Friday 22 December 2017

Vergi indirimi; Donald Trump ve CTP’yi buluşturan politika


Sola inanan bir ekonomist olarak CTP’nin geçtiğimiz günlerde açıkladığı ‘Ekonomik ve Sosyal Kalkınma’ programını incelediğimde solun taşıması gerektiğini düşündüğüm ekonomik gailelerle örtüşmeyen birtakım politika önerileriyle karşılaştım.  Konuların daha bilinçli bir düzlemde tartışılmasına kendimce katkı koyabilmek amacıyla, söz konusu bazı önerilerin  neden sol görüşle örtüşmediğini ve ekonomik ‘kalkınmaya’ neden hizmet etmeyeceğini değerlendirmeye çalışacağım.

106 sayfalık bu programın en dikkat edici kısmı, metnin 15’inci sayfasında yer alan vergi politikaları. Biraz açacak olursak, ‘Vergi sistemi basitleştirilecek ve kayıt dışılığın azaltılması suretiyle vergi gelirlerinin artırılması amacıyla vergi oranları düşürülecektir’ denilen programda, ekonomik ve sosyal kalkınma için vergi indirimi öngörüldüğü görülmektedir.

Amaç kayıt dışılığın azaltılması olarak ifade edildiğine göre burada kamu çalışanları hedef alınmamıştır, zira kamu kayıt altındadır. Bu da demek oluyor ki vergi indirimiyle hedeflenen, özel sektörün yani bir anlamda sermayenin vergi yükünün azaltılmasıdır.

Turizm gibi, eğitim gibi büyük sermayenin konuşlandığı alanlar  zaten teşvik yasalarıyla vergiden muaf tutulduğuna göre, o halde bahsedilen vergi indiriminin, vergi gelirlerini artıracağı iddiasına anlam vermek zor. Bu olsa olsa hali hazırda toplanmakta olan vergiyi daha da düşürecektir.

Kuzey Kıbrıs ekonomisinin en önemli sorunlarından bir tanesi devlet harcamalarının, gelirinden daha fazla olması. Bu tür bir vergi indirimi, bu sorunun daha da büyümesine neden olacaktır. Bu da, yine programın 15’inci sayfasında yer alan ‘iç borcu artıracak yeni borçlanmanın gerçekleştirilmemesi için politikalar ortaya konacaktır’ hedefiyle tutarlı değildir.
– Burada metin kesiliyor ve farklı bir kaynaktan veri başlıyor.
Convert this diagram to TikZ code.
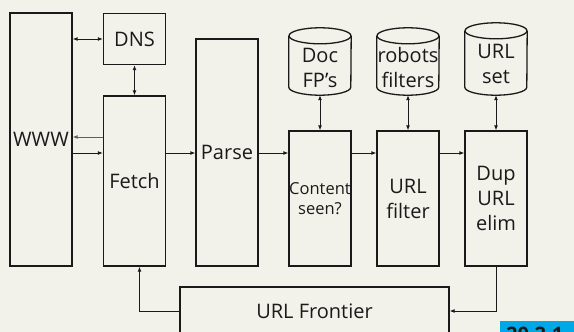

Bu tür vergi indiriminin diğer bir olumsuz etkisi ise gelir dağılımını olumsuz etkileyecek olmasıdır. Sermayedarın emekçiye göre daha varlıklı olduğu bir gerçek. Bir de sermayedarın geliri devlet eliyle desteklenirse, iki grubun gelirleri arasındaki fark daha da büyüyecektir.

Eğer vergi gelirlerinde yaşanacak düşüş, vergi muafiyetleri kaldırılarak telafi edilecekse, bunun açık şekilde programa konulması gerekir.  Oysa vergi muafiyetleri konusunda programın söylediği, mevcut düzenlemelerin gözden geçirileceğinden ibaret.  


Dünyada bu tür vergi indirimleri sağ partilerin kullandığı bir politika aracıdır. Bu konuda verebileceğimiz en son örnek, Amerika Birleşik Devletleri Başkanı Donald Trump’ın geçirmeye çalıştığı ve ‘sermayeye kıyak’ şeklinde anılmakta olan vergi indirimini öngören yasadır. Vergi indirimine gitmek, yani Amerikan basınının tabiriyle ‘sermayeye kıyak çekmek’, sağ bir partinin lideri ve büyük bir sermayedar olan Trump için çok anlaşılabilir bir durumken, benzer bir politik yaklaşımın CTP için kabul edilebilir olamayacağı aşikardır.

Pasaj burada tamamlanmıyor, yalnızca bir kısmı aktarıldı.